Another day, another shot across the bow. Fidelity Investments Inc is lowering online commissions for trading in US stock and exchange-traded funds (ETFs) by nearly 40 percent, from US$7.95 to US$4.95 per trade for individual investors.
The US’ largest online retail brokerage firm, with 17.9 million accounts and US$1.7 trillion in client assets as of Dec. 31 last year, is also cutting options pricing from US$0.75 to US$0.65 per contract and lowering margin rates for investors.
The new commission pricing is 50 percent lower than standard commission trades at E*Trade Securities LLC and Ameritrade Holding Corp, and 28 percent lower than at Charles Schwab Corp, Fidelity retail brokerage business president Ram Subramaniam said.
“For us, this is a real commitment to being the undisputed value leader,” he said.
Investors who trade on margin, with money borrowed from the broker, get some decent rate cuts on their balances. The new rates span five tiers of assets, instead of six, and start at 8.325 percent for a balance of up to US$24,999.
Under the eliminated tier, clients were charged 8.825 percent for balances up to US$9,999.
The rate on balances from US$50,000 to US$99,999 fell from 7.235 percent to 6.875 percent, while on balances from US$100,000 to US$499,999, from 6.825 percent to 6.575 percent.
The fee war over retail investment products is raging as the big brokerage firms vie for market share.
Sometimes, the arms race over basis points (100 of them in 1 percentage point) and half-basis points can get “silly,” Independent Adviser for Vanguard Investors editor Dan Wiener said.

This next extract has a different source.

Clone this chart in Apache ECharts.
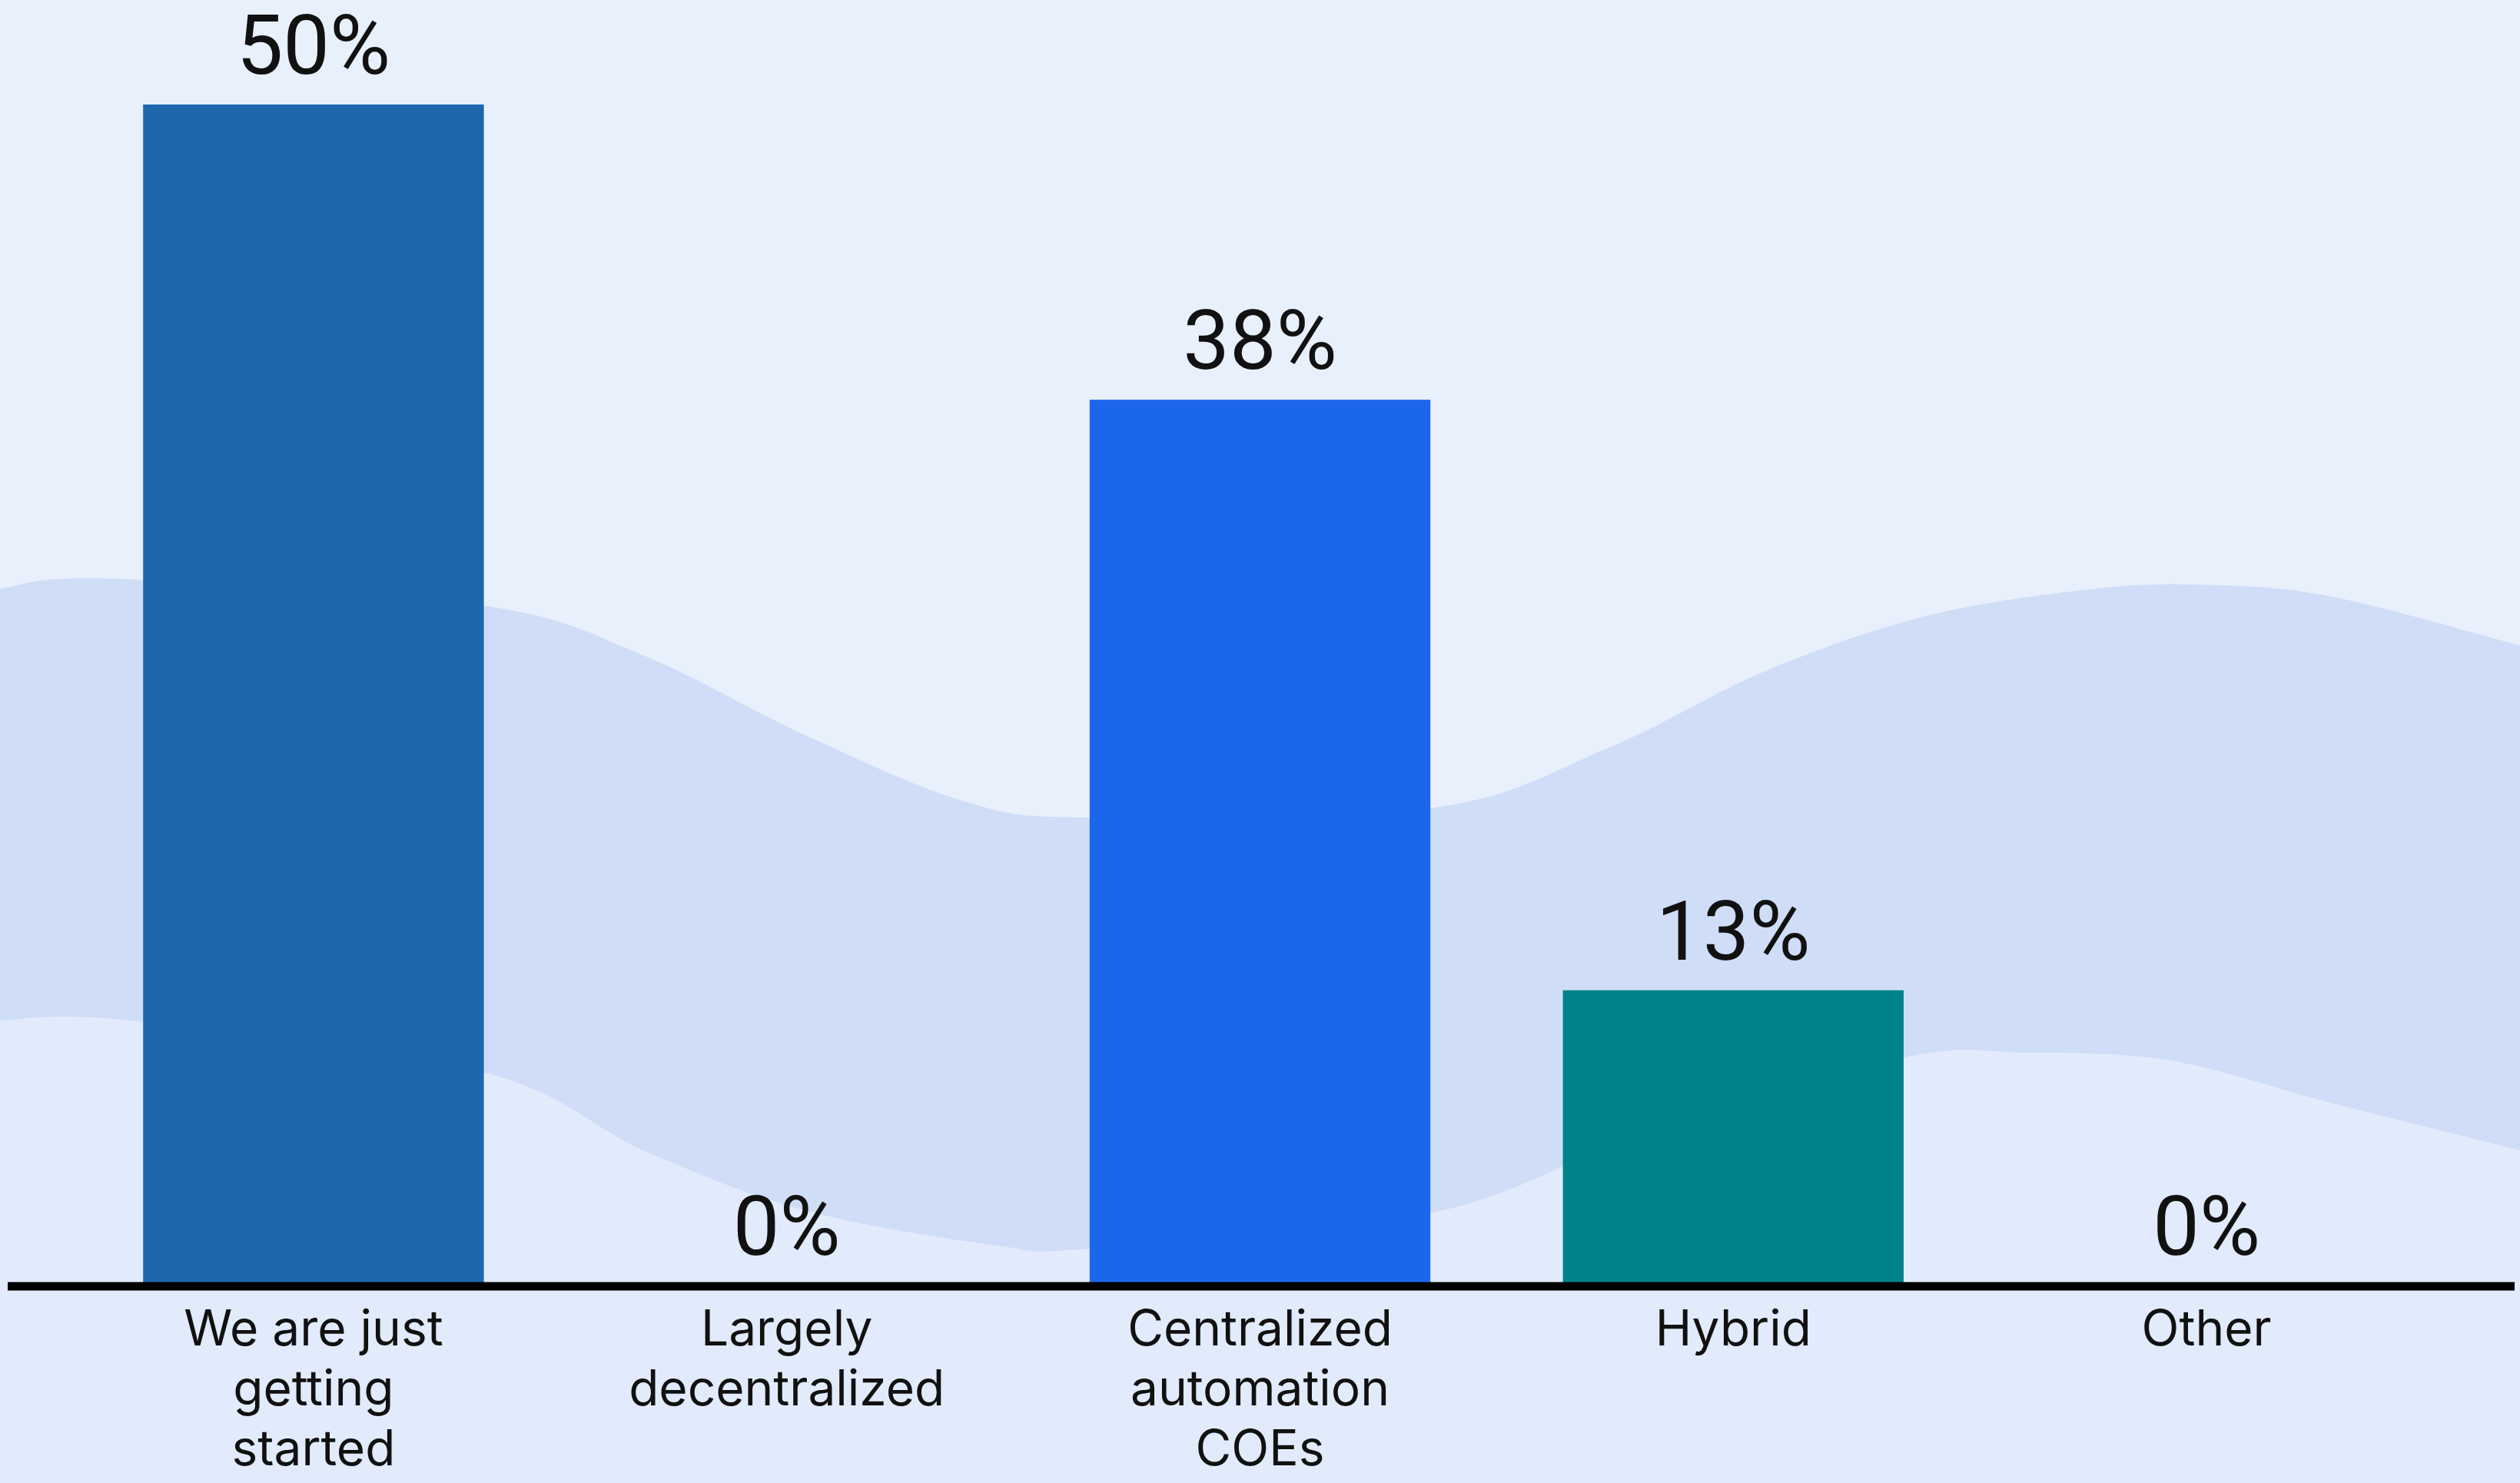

For example, on Friday last week, Fidelity ran ads in major US newspapers comparing expense ratios on some of its ETF and index funds with similar products at Vanguard Group.
One ad showed a 0.045 percent expense ratio on a Fidelity S&P 500 fund next to the 0.05 percent charge for a similar Vanguard fund.
Fidelity soon found it had lost those bragging rights.
New fund reports from Vanguard showed a 0.04 percent expense ratio for its S&P 500 fund, Wiener wrote in an e-mail to clients.
“One basis point on a US$10,000 investment adds up to a whopping US$1,” Wiener said.
Vanguard also lowered expense ratios for 68 ETFs and mutual funds. That was the third set of cuts by the company since December last year.
State Street Corp and BlackRock Inc had lowered their ETF fees earlier in the year.
Fidelity hopes young investors, among others, will be attracted to its lower fees.
“Millennials are starting to come into the market, and they represent a huge customer segment for the future,” Subramaniam said.
Last year, the company launched Fidelity Go, a robo-adviser catering to “digital first” investors.
Millennials are living in a world where the damage that high fees can do to a retirement portfolio is widely discussed.
A US Department of Labor rule to require firms that handle retirement accounts to act as fiduciaries — advisers that must put their clients’ interests before their own when recommending investments — was to go into effect on April 10.
The administration of US President Donald Trump has ordered the department to reconsider the rule. Its fate is now uncertain.
All the more reason to make sure your adviser is a fiduciary, bound to watch out for you when it comes to high fees and other perils.